New York, with its vibrant economy and dense concentration of businesses, is a hotbed for partnerships, joint ventures, and closely-held corporations. While many of these ventures thrive, some, unfortunately, end in what's colloquially known as a "business divorce." This isn't just a legal term; it's often a complex, emotionally charged, and financially draining process where co-owners can no longer work together effectively and seek to disentangle their interests.

As we look at 2025, the underlying causes of New York business divorce remain consistent, though modern pressures and evolving business landscapes can exacerbate them. Understanding these common triggers is crucial for business owners, not only to navigate a potential separation but, more importantly, to potentially prevent one.

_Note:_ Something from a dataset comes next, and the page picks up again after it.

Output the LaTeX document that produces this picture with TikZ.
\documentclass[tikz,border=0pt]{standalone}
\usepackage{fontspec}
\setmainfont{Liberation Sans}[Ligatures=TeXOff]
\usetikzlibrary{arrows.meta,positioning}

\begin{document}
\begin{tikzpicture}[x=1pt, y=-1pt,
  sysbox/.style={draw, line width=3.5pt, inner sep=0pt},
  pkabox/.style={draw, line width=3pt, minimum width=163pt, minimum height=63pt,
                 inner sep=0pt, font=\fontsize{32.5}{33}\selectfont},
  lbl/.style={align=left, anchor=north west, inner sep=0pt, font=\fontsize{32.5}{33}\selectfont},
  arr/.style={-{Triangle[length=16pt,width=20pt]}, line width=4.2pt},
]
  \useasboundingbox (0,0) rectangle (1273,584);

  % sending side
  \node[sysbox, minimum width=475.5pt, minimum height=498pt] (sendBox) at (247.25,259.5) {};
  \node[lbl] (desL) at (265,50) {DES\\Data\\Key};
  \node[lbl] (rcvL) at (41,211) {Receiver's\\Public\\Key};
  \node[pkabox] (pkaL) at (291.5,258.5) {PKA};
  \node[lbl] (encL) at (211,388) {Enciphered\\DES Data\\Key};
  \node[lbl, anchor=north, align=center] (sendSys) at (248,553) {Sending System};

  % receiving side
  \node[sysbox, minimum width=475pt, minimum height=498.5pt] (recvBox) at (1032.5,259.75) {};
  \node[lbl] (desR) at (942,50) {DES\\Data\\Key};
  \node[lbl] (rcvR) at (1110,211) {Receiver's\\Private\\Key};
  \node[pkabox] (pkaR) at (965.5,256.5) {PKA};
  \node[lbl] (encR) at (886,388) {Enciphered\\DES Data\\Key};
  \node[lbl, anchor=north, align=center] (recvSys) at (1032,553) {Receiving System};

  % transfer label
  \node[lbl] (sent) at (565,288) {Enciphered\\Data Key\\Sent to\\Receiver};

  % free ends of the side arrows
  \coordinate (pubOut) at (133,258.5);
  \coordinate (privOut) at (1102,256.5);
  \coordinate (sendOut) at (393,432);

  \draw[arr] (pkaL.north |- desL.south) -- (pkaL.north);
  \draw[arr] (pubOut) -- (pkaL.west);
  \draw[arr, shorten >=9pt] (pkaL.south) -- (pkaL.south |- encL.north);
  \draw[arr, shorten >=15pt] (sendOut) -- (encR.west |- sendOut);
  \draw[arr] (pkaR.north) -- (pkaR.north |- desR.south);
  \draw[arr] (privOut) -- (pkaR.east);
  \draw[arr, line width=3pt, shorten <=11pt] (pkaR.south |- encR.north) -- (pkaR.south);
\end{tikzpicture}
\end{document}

1. Fundamental Disagreements Over Business Direction and Strategy

At the heart of many business divorces lies a fundamental divergence in vision.

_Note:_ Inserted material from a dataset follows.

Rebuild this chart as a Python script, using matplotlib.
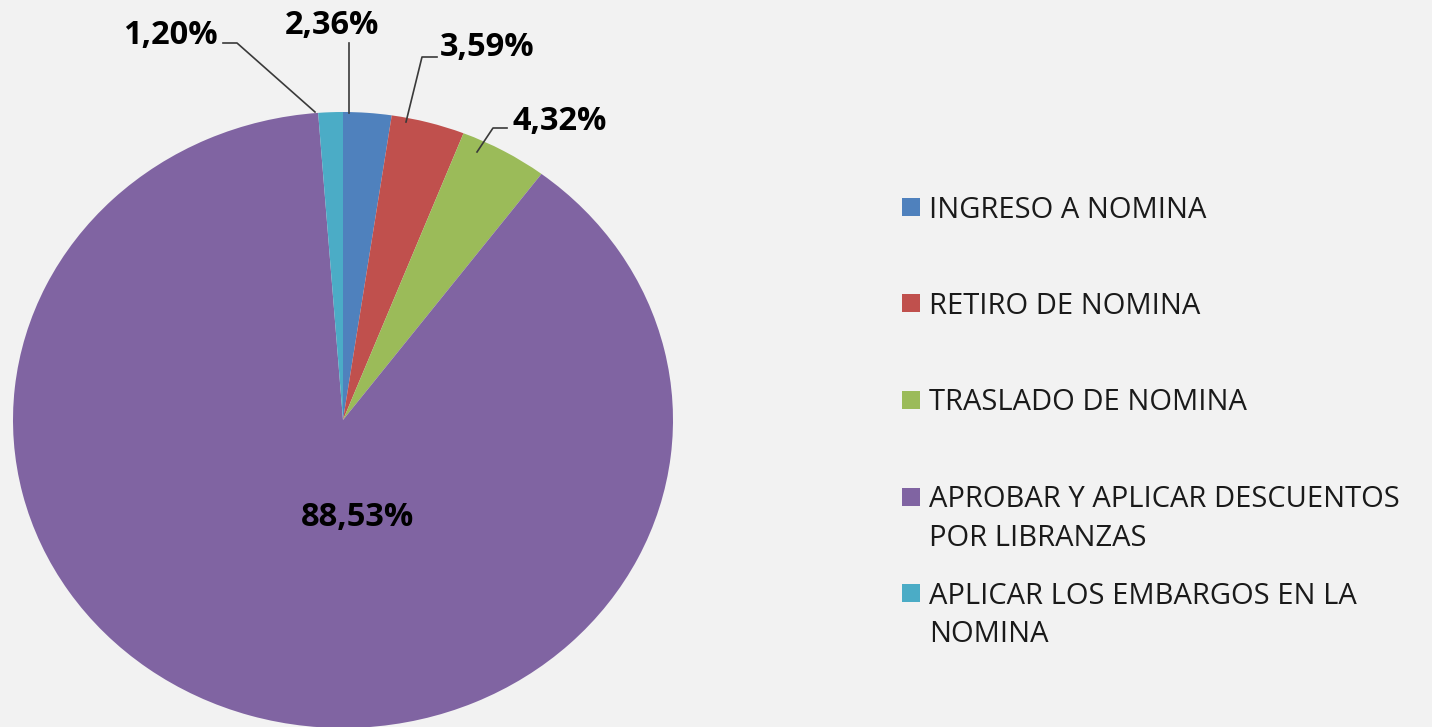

  • Differing Growth Appetites: One partner might be conservative, prioritizing stability, while another wants aggressive expansion and higher risk. These clashing philosophies can lead to deadlock on crucial investment, hiring, and market strategy decisions.
  • Operational Control: Who makes the day-to-day decisions? When co-owners have equal stakes but differing opinions on operational specifics, paralysis can set in, hindering the business's ability to react to market changes.
  • Technological Adoption: In 2025, the pace of technological change is relentless. Disagreements over investing in new software, automation, or digital marketing strategies can create friction, especially if one partner is tech-averse and the other is an early adopter.

2. Financial Disputes and Mismanagement

Money is a perennial source of conflict in any relationship, and business partnerships are no exception.

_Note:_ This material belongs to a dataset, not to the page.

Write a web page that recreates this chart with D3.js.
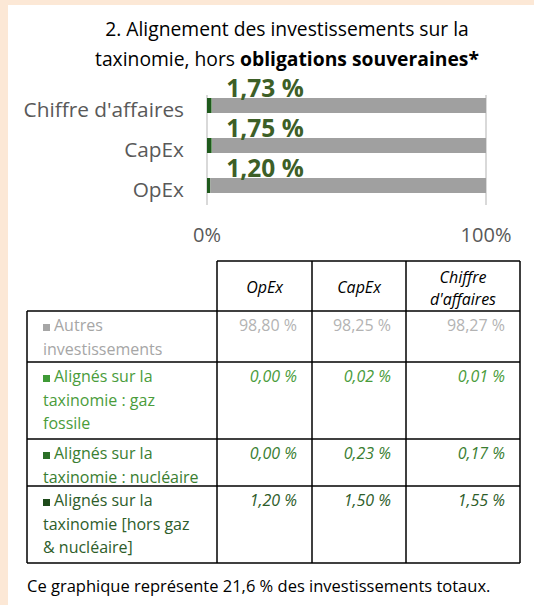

  • Profit Distribution: Disagreements over how profits should be distributed (reinvested vs. paid out), or perceived unfairness in compensation, are rampant. This is particularly true if one partner feels they are contributing more work or capital than the other but receiving an unequal share.
  • Financial Transparency: Lack of transparency or suspicion of hidden assets, self-dealing, or unauthorized expenses by one partner can quickly erode trust, leading to accusations of breach of fiduciary duty.
  • Capital Contributions: When a business requires additional capital, disputes can arise if partners have unequal ability or willingness to contribute, potentially diluting one's stake or forcing difficult decisions.

3. Breach of Fiduciary Duty and Misconduct

This is a more severe category, often leading directly to litigation.

  • Self-Dealing: A partner using company resources, opportunities, or assets for personal gain without proper disclosure or consent. This includes diverting business opportunities to another entity they own.
  • Misappropriation of Assets: Theft of funds, intellectual property, or other company assets.
  • Negligence or Gross Mismanagement: While simple mistakes happen, a consistent pattern of negligence that harms the business can be grounds for removal or a forced buyout.

4. Personal Conflicts and Breakdown of Trust

Business partnerships, especially in closely-held companies, are often deeply personal.

  • Erosion of Trust: Once trust is broken (whether through dishonesty, unreliability, or perceived betrayal), it's incredibly difficult to repair, making continued collaboration almost impossible.
  • Communication Breakdown: The inability to communicate effectively, to listen, compromise, or resolve conflict constructively, can lead to festering resentments. In 2025, remote or hybrid work models can sometimes exacerbate this, as less in-person interaction might lead to misunderstandings.
  • Lifestyle Changes: A partner's personal life changes (e.g., divorce, health issues, new interests) can shift their priorities, focus, or availability, creating imbalance and resentment within the partnership.

5. Lack of Clear Agreements and Exit Strategies

While not a direct cause of dispute, the absence of proper foundational documents can turn a disagreement into a full-blown business divorce.

  • No Operating Agreement/Shareholder Agreement: Without a clear, comprehensive agreement outlining roles, responsibilities, decision-making processes, profit sharing, and, critically, dispute resolution and exit mechanisms, conflicts can escalate rapidly with no pre-defined path to resolution.
  • Undefined Buyout Clauses: When partners want to separate, the lack of a pre-agreed valuation method or buyout terms can lead to protracted and expensive negotiations.

In New York, the legal framework for business divorce (often involving judicial dissolution for deadlock or shareholder oppression) can be complex. The insights from 2025 reinforce that prevention is always better than cure. Establishing clear, legally sound partnership agreements at the outset, fostering open communication, and addressing minor disagreements before they fester can significantly reduce the likelihood of a contentious and costly business divorce down the line. If a separation becomes inevitable, seeking experienced legal counsel early is paramount to protecting your interests.